Le brouillage des repères
Mais aujourd’hui – à l’ère du posttotalitarisme et de la démocratisation –, aucune de ces typologies des régimes politiques ne parvient à s’imposer et à structurer l’analyse en science politique. Nous assistons plutôt à un brouillage des repères relatifs à la distinction entre ces deux grands types de régimes. Alors que la démocratie est aujourd’hui un modèle de régime vers lequel tendent la plupart des sociétés, dans le même temps, les démocraties modernes sont en but à de nombreux défis et mises en cause : faible représentativité des élites au pouvoir, poids des lobbies économiques dans les décisions politiques, justice à deux vitesses, etc. Ces sentiments d’un déficit démocratique génèrent un taux d’abstention électorale élevé, ou encore une désaffection généralisée vis-à-vis des partis politiques ou des syndicats. A l’inverse, sous la pression des opinions publiques et des bailleurs de fonds internationaux, de plus en plus de régimes autoritaires intègrent des pratiques propres aux systèmes démocratiques, par la tenue régulière d’élections et l’intégration dans le jeu politique d’acteurs issus de la société civile. De plus, à l’heure d’Internet, la manipulation des médias et de l’opinion publique est rendue plus difficile de la part de régimes jusque-là peu scrupuleux. Plus soucieux d’offrir une image empreinte de tolérance et de modération, ils sont contraints de donner des gages d’ouverture démocratique aux acteurs nationaux et internationaux.

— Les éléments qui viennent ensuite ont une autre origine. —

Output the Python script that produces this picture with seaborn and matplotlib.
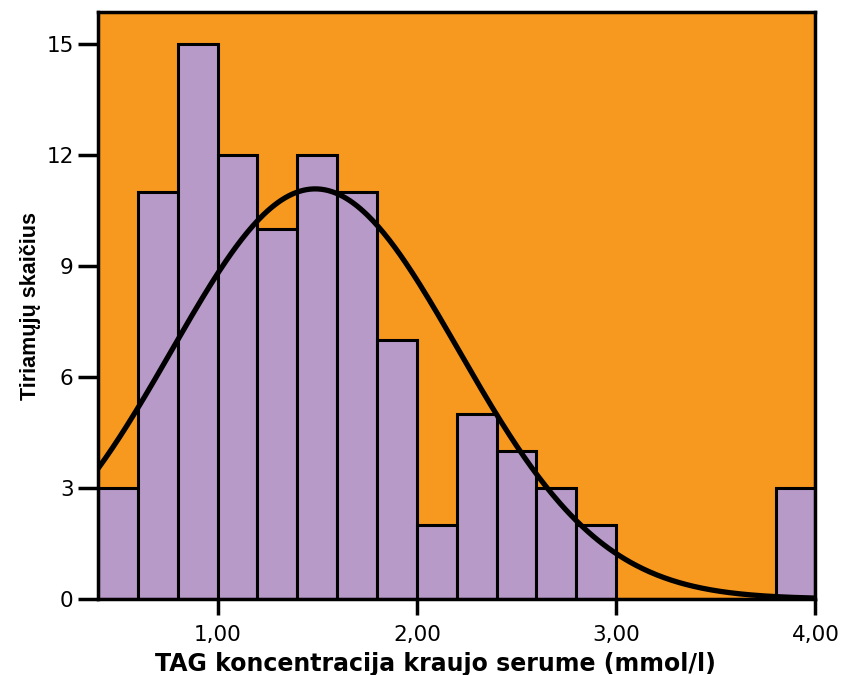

L’avènement des régimes hybrides
Ainsi, comment classer le système politique russe ? En effet, la Russie dispose de mesures dites essentielles en matière de démocratie : élections libres du Président et du Parlement par le peuple, inscription de la séparation des pouvoirs dans la Constitution, création en 2005 d’une Chambre civile pour la protection des droits de l’homme. Pour autant, la pression politique exercée sur les médias – dénoncée par les ONG et des journalistes tels qu’Anna Politkovskaïa, assassinée à Moscou en 2005 – ou encore l’organisation d’un pouvoir exécutif fort, bridant un Parlement faible et rendant difficile l’organisation des partis politiques, réfèrent à des pratiques clairement autoritaires. Dans une autre perspective, différents Etats africains – dont le Ghana, le Cameroun et la Côte d’Ivoire – ont depuis les années 1990 fait des efforts en matière d’intégration politique d’acteurs issus de la société civile. Plus largement, presque toute l’Afrique subsaharienne a initié à la même période des réformes de décentralisation, censées garantir un processus de démocratisation par l’émergence de pouvoirs locaux et une participation politique accrue. Au Maroc, la décentralisation opérée depuis les années 1990 était censée faire émerger des dispositifs de démocratie locale. Mais, concrètement, elle est restée lettre morte, car soumise à un strict contrôle du palais et du gouvernement central. Comme le souligne le politiste René Otayek, c’est majoritairement sous l’impulsion externe d’institutions internationales que ces réformes en faveur du pluralisme ont été envisagées. Elles ont été le plus souvent imposées comme conditions sine qua non aux aides financières internationales dans cette région du monde (2).